The three-day hearings in the Myanmar case are focused on whether the court should require provisional measures, as requested by The Gambia, which wants the ICJ to order Myanmar to cease any activities against the Rohingya and preserve any evidence that would be used in a future trial.

The Gambia argues that any country that is a party to the 1948 Genocide Convention, which created a legal definition of genocide and requires participating countries to prevent and punish the crimes, can bring a complaint before the ICJ.

The west African nation is also supported by the 57 member states of the Organization for Islamic Cooperation.

Another of Myanmar’s lawyers, Christopher Staker of 39 Essex Chambers, told the full courtroom that The Gambia did not have standing to bring the case. He also called attention to a typo in The Gambia’s filings, where it referred to the ICJ as the International Criminal Court, or ICC, the world’s court for atrocity crimes.

That court, also based in The Hague, has also opened an investigation into the situation, but since Myanmar is not a party to the 2002 Rome Statute that created that court, the ICC can investigate only the displacement of Rohingya into neighboring member state Bangladesh.

Both supporters and protesters of Suu Kyi – who is Myanmar’s state counsellor, the equivalent of a prime minister – lined up in the early morning to express their views. The trial, which is live-streamed, is also being shown in Rohingya refugee camps in Bangladesh.

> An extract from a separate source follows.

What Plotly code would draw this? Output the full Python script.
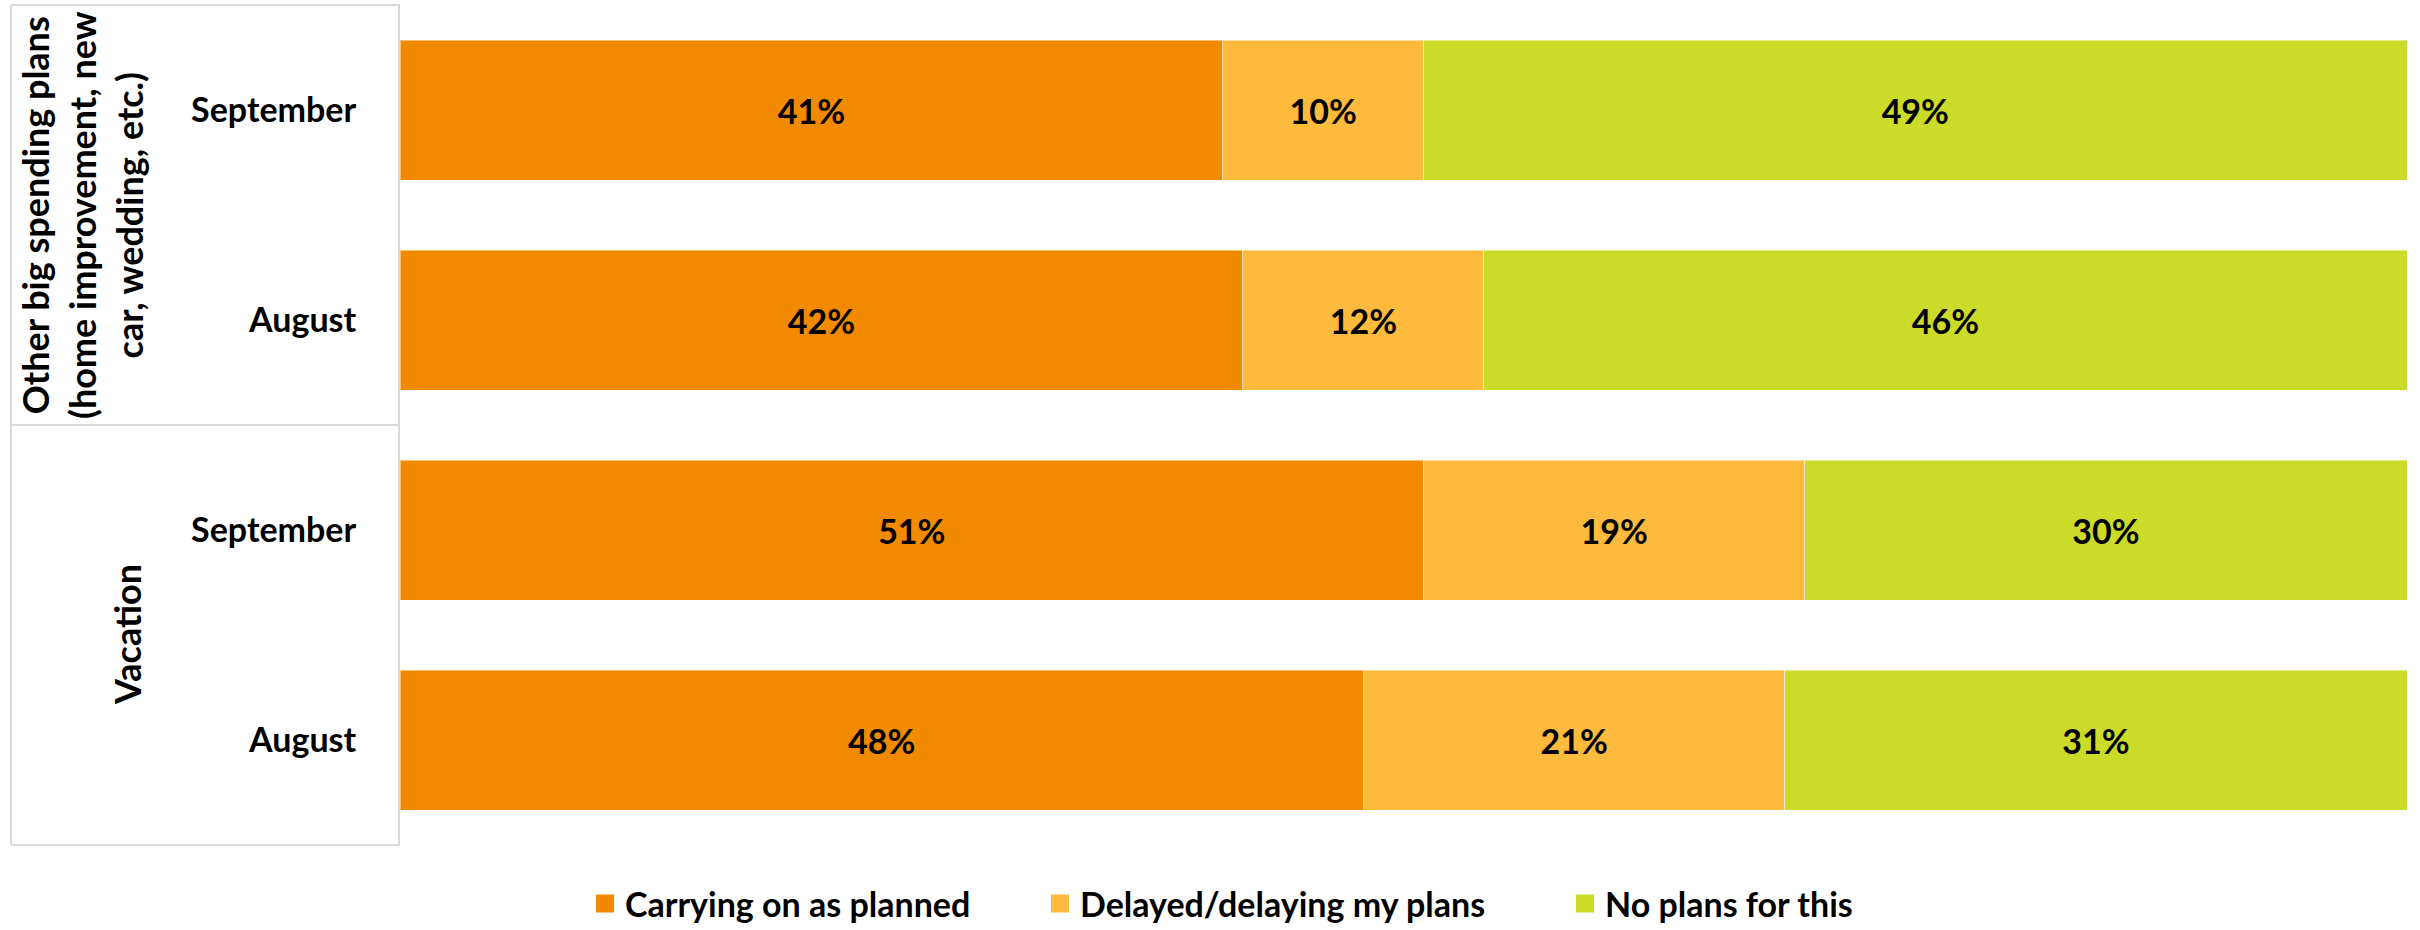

It is unusual for a head of state to appear directly before the court. Suu Kyi’s appearance has attracted a tremendous amount of media attention. For the former democracy activist, who was kept under house arrest for years by the military junta in Myanmar, the attention in her homeland has been largely positive. The New Light of Myanmar, the government-run newspaper, wrote that she was defending “the national interest.”

Hearings will finish Thursday when both The Gambia and Myanmar will have an opportunity to give a rebuttal to the previous arguments.